4)  The donor pays the remaining 50% to the company. There is no loan or interest involved.

According to the solar pump supplier this model is easy to copy and applicable to farmers, even though there are a lot of forms involved. He suggested that criteria could include: 3 clients in the same area, owning at least 1 hectare of land, and having their farm registered with an association or as a company. He also advices to adopt a flexible project plan and adjust the criteria if it does not work.

Though these ideas may stimulate the solar irrigation market, it is not very inclusive for small-scale farmers.
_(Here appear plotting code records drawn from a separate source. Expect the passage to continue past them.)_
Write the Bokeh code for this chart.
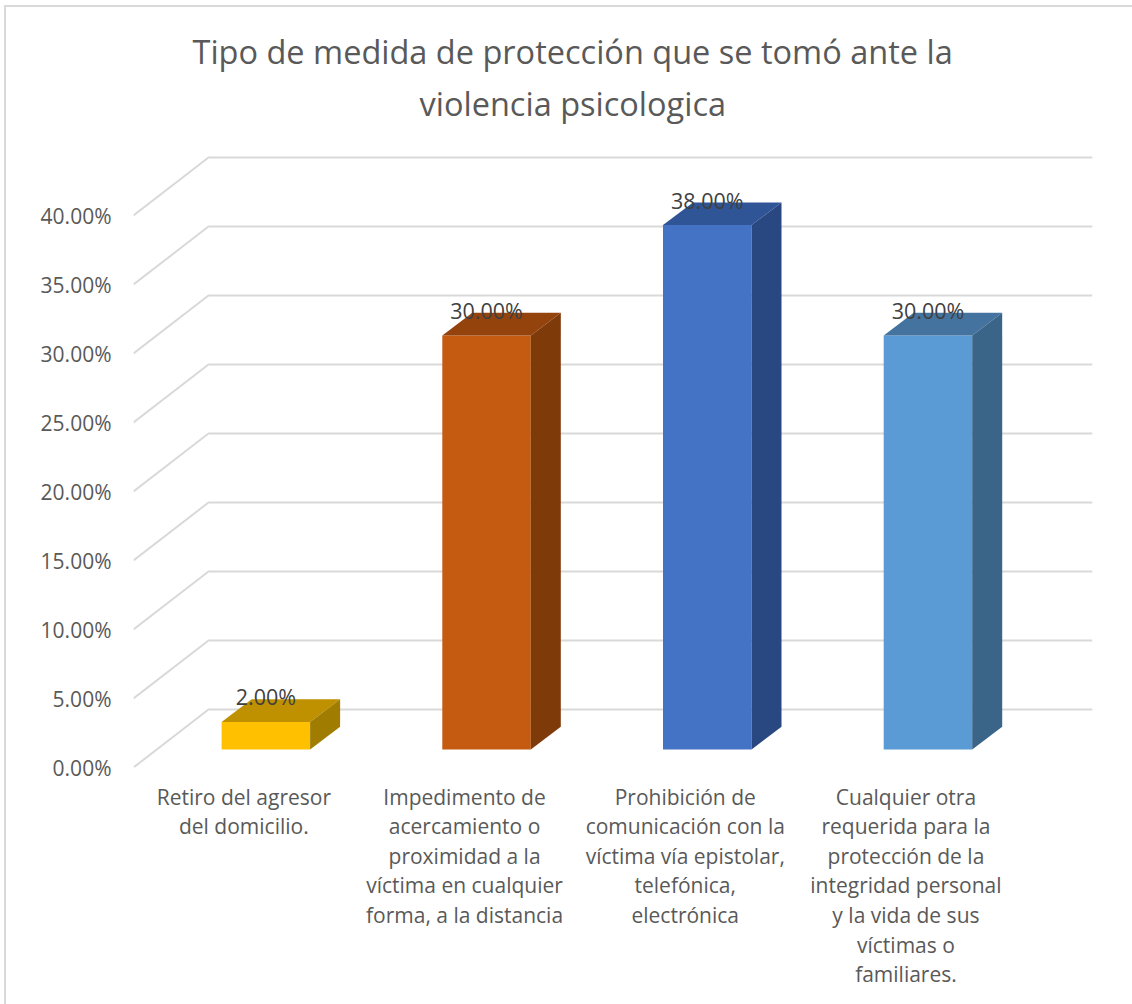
from bokeh.plotting import figure
from bokeh.embed import file_html
from bokeh.resources import INLINE
from bokeh.models import Range1d, LinearAxis, FixedTicker, Title, ColumnDataSource
from bokeh.core.properties import value

title_lines = ["Tipo de medida de protección que se tomó ante la", "violencia psicologica"]
categories = [
    "Retiro del agresor\ndel domicilio.",
    "Impedimento de\nacercamiento o\nproximidad a la\nvíctima en cualquier\nforma, a la distancia",
    "Prohibición de\ncomunicación con la\nvíctima vía epistolar,\ntelefónica,\nelectrónica",
    "Cualquier otra\nrequerida para la\nprotección de la\nintegridad personal\ny la vida de sus\nvíctimas o\nfamiliares.",
]
values = [2.0, 30.0, 38.0, 30.0]
y_ticks = [0, 5, 10, 15, 20, 25, 30, 35, 40]
front_colors = ["#FFC000", "#C55A11", "#4472C4", "#5B9BD5"]
top_colors = ["#BF9000", "#94430D", "#2F5597", "#44739F"]
side_colors = ["#A07C00", "#7F3A0A", "#294780", "#3A6589"]

W, H = 1132, 1004
OX, OY = 6, 7                 # canvas origin inside the chart-area border
F_L, F_R, F_T, F_B = 133, 1092, 150, 767
PX_X = 220.7   # pixels per category
PX_Y = 13.8    # pixels per percentage point
FONT = "Open Sans"
GREY = "#595959"

def ux(px): return px / PX_X
def uy(px): return px / PX_Y

x_end = ux(F_R - F_L)
y_end = uy(F_B - F_T)

p = figure(width=W - OX, height=H - OY, output_backend="svg", toolbar_location=None,
           x_range=Range1d(0, x_end), y_range=Range1d(0, y_end),
           x_axis_type=None, y_axis_type=None,
           min_border_left=F_L - OX, min_border_right=W - F_R,
           min_border_top=F_T - OY, min_border_bottom=H - F_B,
           frame_width=F_R - F_L, frame_height=F_B - F_T,
           margin=(OY - 2, 0, 0, OX - 2))
p.styles = {"border-left": "2px solid #D9D9D9", "border-top": "2px solid #D9D9D9",
            "box-sizing": "content-box"}
p.outline_line_color = None
p.xgrid.visible = False
p.ygrid.visible = False
p.background_fill_color = "white"
p.border_fill_color = "white"

# title: two centred lines stacked above the plot
title_style = dict(align="left", text_font=FONT, text_font_size="32.5px",
                   text_font_style="normal", text_color=GREY, vertical_align="bottom")
try:
    title_top = Title(text=title_lines[0], offset=192 - F_L, standoff=-40, **title_style)
    lower_standoff = 50
except ValueError:
    title_top = Title(text=title_lines[0], offset=192 - F_L, standoff=2, **title_style)
    lower_standoff = 28
p.add_layout(Title(text=title_lines[1], offset=419 - F_L, standoff=lower_standoff, **title_style), "above")
p.add_layout(title_top, "above")

# walls: diagonal floor line on the side wall + horizontal on the back wall
WALL_DX, WALL_DY = ux(75), uy(58)
xs = [[0, WALL_DX, x_end] for _ in y_ticks]
ys = [[v, v + WALL_DY, v + WALL_DY] for v in y_ticks]
p.multi_line(xs, ys, line_color="#D9D9D9", line_width=2)

# bars
BAR_W, BASE_DX, BASE_DY, D_X, D_Y = ux(88.5), ux(22), uy(18), ux(30), uy(22.7)
for i, v in enumerate(values):
    left = i + 0.5 + BASE_DX - BAR_W / 2
    right = left + BAR_W
    base = BASE_DY
    top = base + v
    p.patch([left, right, right, left], [base, base, top, top],
            fill_color=front_colors[i], line_color=None)
    p.patch([left, right, right + D_X, left + D_X], [top, top, top + D_Y, top + D_Y],
            fill_color=top_colors[i], line_color=None)
    p.patch([right, right + D_X, right + D_X, right], [base, base + D_Y, top + D_Y, top],
            fill_color=side_colors[i], line_color=None)

src = ColumnDataSource(dict(
    x=[i + 0.5 + BASE_DX for i in range(len(values))],
    y=[BASE_DY + v for v in values],
    t=[f"{v:.2f}%" for v in values],
))
p.text("x", "y", text="t", source=src, text_align="center", text_baseline="middle",
       y_offset=-25, text_font=value(FONT), text_font_size="21.5px", text_color="#404040")

# axes
ya = LinearAxis(ticker=FixedTicker(ticks=y_ticks),
                major_label_overrides={v: f"{v:.2f}%" for v in y_ticks})
ya.axis_line_color = None
ya.major_tick_line_color = None
ya.minor_tick_line_color = None
ya.major_label_standoff = 16
ya.major_label_text_font = FONT
ya.major_label_text_font_size = "21px"
ya.major_label_text_color = GREY
p.add_layout(ya, "left")

tick_pos = [i + 0.5 for i in range(len(categories))]
xa = LinearAxis(ticker=FixedTicker(ticks=tick_pos),
                major_label_overrides={t: c for t, c in zip(tick_pos, categories)})
xa.axis_line_color = None
xa.major_tick_line_color = None
xa.minor_tick_line_color = None
xa.major_label_standoff = 9
xa.major_label_text_font = FONT
xa.major_label_text_font_size = "21px"
xa.major_label_text_color = GREY
xa.major_label_text_line_height = 1.058
xa.major_label_orientation = "horizontal"
p.add_layout(xa, "below")

open("out.html", "w").write(file_html(p, INLINE))
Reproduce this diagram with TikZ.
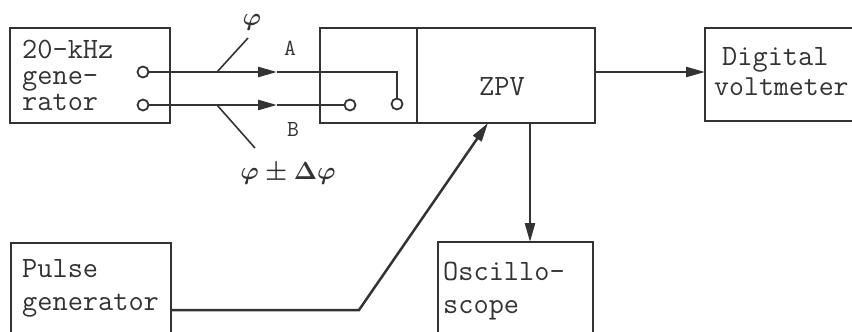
\documentclass[tikz,border=0pt]{standalone}
\usepackage{amsmath}
\usepackage{fontspec}
\usetikzlibrary{arrows.meta}
\definecolor{ink}{HTML}{333333}
\tikzset{
  blk/.style={draw=ink, line width=2.4pt, inner sep=0pt, outer sep=0pt},
  txt/.style={text=ink, inner sep=0pt, font=\ttfamily\fontsize{29.5}{32}\selectfont},
  lbl/.style={text=ink, inner sep=0pt, font=\ttfamily\fontsize{23}{26}\selectfont},
  term/.style={circle, draw=ink, line width=1.8pt, fill=white, minimum size=11pt, inner sep=0pt},
  wire/.style={draw=ink, line width=2.5pt},
  thin/.style={draw=ink, line width=1.6pt},
  arr/.style={-{Triangle[length=19pt,width=10pt]}}
}
\begin{document}
\begin{tikzpicture}[x=1pt,y=-1pt]
\useasboundingbox (0,0) rectangle (852,332);
\clip (0,0) rectangle (852,332);
% boxes
\node[blk, minimum width=160pt, minimum height=95pt] (gen) at (90,75.5) {};
\node[blk, minimum width=97pt, minimum height=95pt] (sw) at (368.5,75.5) {};
\node[blk, minimum width=178pt, minimum height=95pt] (zpv) at (506,75.5) {};
\node[blk, minimum width=165pt, minimum height=93pt] (dvm) at (787.5,74.5) {};
\node[blk, minimum width=160pt, minimum height=102pt] (pulse) at (91,294) {};
\node[blk, minimum width=155pt, minimum height=103pt] (osc) at (515.5,293.5) {};
% texts
\node[txt, anchor=base west] (gen1) at (22,58) {20-kHz};
\node[txt, anchor=base west] (gen2) at (22,84) {gene-};
\node[txt, anchor=base west] (gen3) at (22,110) {rator};
\node[txt, anchor=base] (zpvt) at (502,95) {ZPV};
\node[txt, anchor=base west] (dvm1) at (722,65) {Digital};
\node[txt, anchor=base west, font=\ttfamily\fontsize{29}{32}\selectfont] (dvm2) at (714,95) {voltmeter};
\node[txt, anchor=base west] (pul1) at (22,277) {Pulse};
\node[txt, anchor=base west] (pul2) at (22,310) {generator};
\node[txt, anchor=base west] (osc1) at (443,280) {Oscillo-};
\node[txt, anchor=base west] (osc2) at (443,313) {scope};
% terminals
\node[term] (ta) at (143,72) {};
\node[term] (tb) at (143,105) {};
\node[term] (s1) at (350,105) {};
\node[term] (s2) at (397,104) {};
% wires A and B
\coordinate (ma) at (277,72);
\coordinate (ka) at (397,72);
\coordinate (mb) at (277,105);
\draw[wire, arr] (ta) -- (ma);
\draw[wire] (ma) -- (ka) -- (s2);
\draw[wire, arr] (tb) -- (mb);
\draw[wire] (mb) -- (s1);
% tick marks and labels
\coordinate (pa) at (217,72);
\coordinate (pa2) at (248,38);
\coordinate (pb) at (217,105);
\coordinate (pb2) at (255,148);
\draw[thin] (pa) -- (pa2);
\draw[thin] (pb) -- (pb2);
\node[text=ink, inner sep=0pt, font=\fontsize{24}{26}\selectfont] (phi) at (252,22) {$\boldsymbol{\varphi}$};
\node[text=ink, inner sep=0pt, font=\fontsize{24}{26}\selectfont] (phid) at (288,173) {$\boldsymbol{\varphi\pm\Delta\varphi}$};
\node[lbl] (la) at (290,48) {A};
\node[lbl] (lb) at (293,129) {B};
% ZPV -> voltmeter
\draw[wire, arr] (zpv.east |- ta) -- (dvm.west |- ta);
% pulse -> ZPV
\coordinate (pk) at (359,310);
\coordinate (zb) at (488,123);
\draw[wire, arr] (pulse.east |- pk) -- (pk) -- (zb);
% ZPV -> oscilloscope
\coordinate (zo) at (530,123);
\draw[wire, arr] (zo) -- (zo |- osc.north);
\end{tikzpicture}
\end{document}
A very different approach, which is not available yet in Mozambique, are Pay-As-You-Go (PAYGO) arrangements that are provided by a technology supplier without involvement of banks of micro finance institutes. This approach has grown mainly in the solar home sector and is now starting to be applied by some solar pump suppliers in a number of African countries. The advantage of PAYGO approaches is the reduction of paperwork and a much more accessible financial product that is linked to the cost and benefits of a solar irrigation system. The largest provider of solar irrigation pumps through PAYGO is the Kenyan company Sunculture, which has recently raised 25 million USD to expand their sales to Senegal, Togo and Ivory Coast. Their pumps are linked with mobile payment devices, offered by partner companies such as BBOXX. The Sunculture company as well as similar finance solutions for solar pumps are not available in Mozambique yet.

It should be noted that despite the general optimism regarding solar home kit suppliers providing PAYGO solutions, a stakeholder consultation meeting with Mozambican companies involved in solar productive use systems did point out some key challenges[5]. The main issues are related to payment collection (lack of mobile network), the duration of payback time (customers need over a year to pay back solar home systems), difficulties to assess credit profiles of customers, fiscal issues (high VAT and import taxes), the risk of market distortion by grant providing programmes (due to a lack of coordination) and the lack of start-up or incubation funding windows (since small early-stage companies are not eligible for most grants and other incentive mechanisms).